La televisione conta i giorni e scandisce le ore di Kiev, la Borsa conta i dollari di gas e petrolio eppure la Celis, al bar sotto casa, non ha nessuna voglia di contare i miei centesimi. «No, grazie, quelli no», mi risponde con la durezza che tirano fuori i popoli del Sudamerica quando la mente trapassa il galateo commerciale e vien fuori che l’integrazione te la sei dovuta conquistare centesimo dopo centesimo. Una barista sa bene quale sia il valore del denaro, eppure quelle monetine di rame lei proprio non le vuole. Non che pesino, non che ingombrino, piccole come sono; semplicemente il loro valore è precipitato con la guerra.
Dicono gli economisti: «Se un governo batte moneta per finanziare la spesa pubblica, aumenta l’offerta di moneta e quindi si genera inflazione. Infatti, un aumento dell’offerta di moneta provoca un aumento dei prezzi che fa diminuire il valore reale delle banconote che ognuno detiene». Alle banconote ancora non ci siamo arrivati, ma le monetine sono già fuori gioco. Dicono che in Italia il carovita abbia registrato un incremento in linea con il dato Eurozona, anzi, addirittura 0,5 punti sotto la media dell’Unione Europea: siamo, ma diciamo saremmo, al 4,8%. Usiamo il condizionale in quanto l’inflazione per la Celis – e non solo per lei – segue l’andamento della temperatura nei giorni di luglio: conta quella percepita, mica quella reale. 'Il Sole 24 Ore' posiziona l’inflazione percepita al 6,4%, ben sapendo che in economia la percezione anticipa sovente la realtà.
La nostra realtà è quella di una guerra. Finalmente abbiamo contezza di cosa sia la globalizzazione, dopo aver passato decenni a pensare che cosa significasse pagare meno le materie prime perché c’erano tanti omini lontani che si accontentavano di un centesimo del nostro salario per produrle. Ecco, la rivincita dei centesimi. Noi li snobbiamo e la signora peruviana che fa le pulizie nel palazzo raccoglie tutte le monetine che può, con la scusa di farci giocare il nipote.

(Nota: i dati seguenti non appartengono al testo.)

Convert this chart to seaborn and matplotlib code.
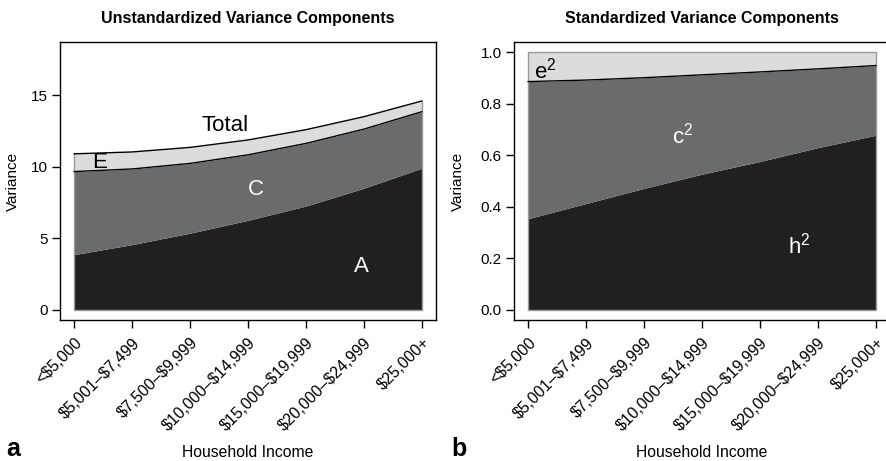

Per effetto della globalizzazione, le nostre tasche sono le prime vittime locali dell’avanzata russa e adesso iniziano a svuotarsi di eurini. Abbattuti dal fuoco amico dell’inflazione percepita. Nei bar e nei negozi italiani si sta consumando il genocidio dei centesimi di rame. Le banche li cambiano ancora, certo, ma provate a presentarvi con un sacchetto di monetine e guardate la faccia del cassiere. Come minino, vi chiederà la cortesia di metterli nei blister, quelle custodie di plastica che permettono di impilare le monete. Prima le usavano solo i tassisti. Ci dicono che inflazione e stagnazione rappresentino la tempesta perfetta. La Celis continua a fare caffè e a vendere brioches, ma anche a lei viene il sospetto che stiamo ballando sul Titanic.
I centesimi sono il punto debole di una moneta fortunata, della quale tuttavia non hanno mai condiviso il successo. In vent’anni sono stati battuti 6 miliardi e 700 milioni di 1, 2 e 5 centesimi: il 45% di tutte le monete di euro in circolazione. Dal 2018 non sono più coniati 1 e 2 centesimi e si è parlato spesso di abolirli, una scelta che alcuni Paesi europei hanno fatto anni fa ma che adesso in Italia sarebbe suicida, perché darebbe la stura a pensieri foschi, saldando immediatamente l’inflazione percepita con quella reale. Sarebbe un’escalation che neanche Putin...
La storia delle monete di metallo si intreccia profondamente con quella dell’inflazione: mutatis mutandis, uno dei segni drammatici del caroprezzi negli anni Settanta fu proprio la sparizione dei 50, 100 e 200 lire, determinata dal fatto che, per frenare il crollo della valuta nazionale di fronte all’inflazione galoppante, con un Paese attanagliato dalla crisi petrolifera (toh, guarda), la Zecca stampò un’enorme quantità di carta, abbassando il rapporto banconote-monete. Col risultato che i commercianti non le trovavano più e davano il resto in caramelle e gettoni telefonici. Non succederà la stessa cosa, per tante ragioni, ma chi ha qualche anno dovrebbe ricordare che un centesimo vale circa venti lire e metterlo nel salvadanaio. Perché troppe caramelle fanno venire il diabete.